Mid-European keyboard wizard who had 'man of the moment' status in '85 when his bolshie theme to sartori-copdram Miami Vice ("ba-baaaa-ba-baaaa-ba-ba!") became THE television soundtrack to own, reaching No.5 thanks largely to lots of pathetically frustrated women hoping for a hidden Don Johnson inflatable doll in the sleeve. The follow-up, amazingly, went higher a whole two years later, the gorgeous, life-enhancing "Crockett's Theme" which would still be thought of as an equi- instrumental to "Albatross" or "Song For Guy" were it not for the NatWest's decision to stick it on an advert featuring a spotty teenager talking about what a great time he is having as a YTS bank teller, filling the machine with expensive paper and shagging the blonde in the foreign currency department. After all, it's not all work, work, work.
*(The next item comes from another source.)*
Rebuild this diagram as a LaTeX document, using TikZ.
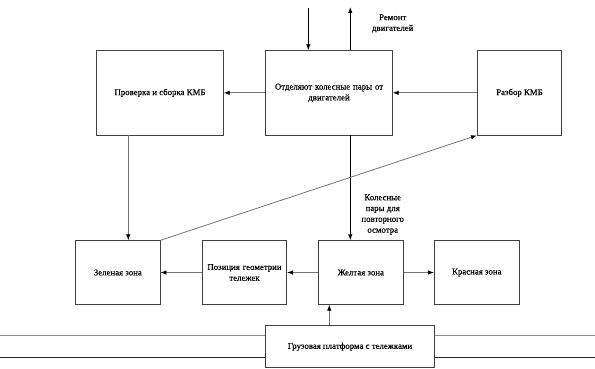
\documentclass[tikz,border=0pt]{standalone}
\usepackage{fontspec}
\setmainfont{Liberation Serif}
\newfontfamily\lblfont{Liberation Serif}[FakeBold=0.35]
\usetikzlibrary{arrows.meta}
\begin{document}
\begin{tikzpicture}[x=1pt,y=-1pt,
  box/.style={draw=black!75,line width=0.8pt,fill=white,inner sep=2pt,align=center,font=\lblfont\fontsize{8.8}{10.8}\selectfont},
  conn/.style={draw=black!55,line width=0.8pt,-{Latex[length=6pt,width=4.5pt,fill=black,color=black]}},
  darkconn/.style={draw=black,line width=0.9pt,-{Latex[length=6pt,width=4.5pt]}},
  rail/.style={line width=0.8pt},
  lbl/.style={align=center,font=\lblfont\fontsize{8.8}{10.8}\selectfont}]
\useasboundingbox (0,0) rectangle (595,369);
\node[box,minimum width=126.6pt,minimum height=84.3pt] (prov) at (160,92.85) {Проверка и сборка КМБ};
\node[box,minimum width=126.6pt,minimum height=84.3pt,text width=120pt] (otd) at (329,92.85) {Отделяют колесные пары от\\двигателей};
\node[box,minimum width=84.4pt,minimum height=84.3pt] (razb) at (519.5,92.85) {Разбор КМБ};
\node[box,minimum width=84.3pt,minimum height=63.6pt] (zel) at (117.85,272.5) {Зеленая зона};
\node[box,minimum width=84.4pt,minimum height=63.6pt,text width=80pt] (poz) at (244.5,272.5) {Позиция геометрии\\тележек};
\node[box,minimum width=85pt,minimum height=63.6pt] (zhel) at (360.8,272.5) {Желтая зона};
\node[box,minimum width=85pt,minimum height=63.6pt] (kras) at (476.8,272.5) {Красная зона};
\node[box,minimum width=168.6pt,minimum height=42pt] (gruz) at (350,346.7) {Грузовая платформа с тележками};
% rails
\coordinate (rl1) at (0,335.7);
\coordinate (rl2) at (0,357);
\coordinate (rr1) at (595,335.7);
\coordinate (rr2) at (595,357);
\draw[rail,draw=black!45] (rl1) -- (rl1 -| gruz.west);
\draw[rail,draw=black!85] (rl2) -- (rl2 -| gruz.west);
\draw[rail,draw=black!45] (rr1 -| gruz.east) -- (rr1);
\draw[rail,draw=black!85] (rr2 -| gruz.east) -- (rr2);
% top connectors
\coordinate (tin) at (308.3,8);
\coordinate (tout) at (350.3,7);
\draw[darkconn] (tin) -- (tin |- otd.north);
\draw[darkconn] (tout |- otd.north) -- (tout);
\node[lbl] (rem) at (392.7,23.5) {Ремонт\\двигателей};
\draw[conn] (otd.west) -- (prov.east);
\draw[conn] (razb.west) -- (otd.east);
\draw[darkconn] (tout |- otd.south) -- (tout |- zhel.north);
\node[lbl] (kol) at (382.7,214.5) {Колесные\\пары для\\повторного\\осмотра};
\coordinate (pv) at (128.3,0);
\draw[conn] (pv |- prov.south) -- (pv |- zel.north);
\draw[conn] (zel.north east) -- (razb.south west);
\draw[conn] (zhel.west) -- (poz.east);
\draw[conn] (poz.west) -- (zel.east);
\draw[conn] (zhel.east) -- (kras.west);
\coordinate (gv) at (329.3,0);
\draw[conn] (gv |- gruz.north) -- (gv |- zhel.south);
\end{tikzpicture}
\end{document}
Biggest Hit: "Crockett's Theme", No.2, 1987
Defining Moment: "Come Saturday night, I'll be on the other side of the wall!" Tosser.


HAPPY MONDAYS
(UK, one Top 40 hit, no Top 40 albums
)

Obviously this bunch of cretinous shoegazers are nailed to the ceiling as probably the first great band of the 90s, pioneering the outstanding Madchester scene, but their first hit was in '89. A big combo, but basically consisting of floppy-fringed and foul-mouthed singer Shaun Ryder and maraca-playing dipstick dancer Mark "Bez" Berry, plus a few hangers-on, took the "Madchester Rave On" EP to No.19, the major track of which was "Hallelujah". This was just the beginning, as thus followed "Step On", "Kinky Afro", "Loose Fit", an acrimonious parting of mammoth proportions, the consumption of enough drugs to make you wonder how the hell they are still alive and sane, Black Grape, singing the word 'fuck' 17 times at 6pm on live TV and a shameless reformation at the end of the 90s purely to pay off the taxman. They meant only something to the 80s, yet set about starting the definition of 90s music which made Britain proud (if slightly wary) of its stars again.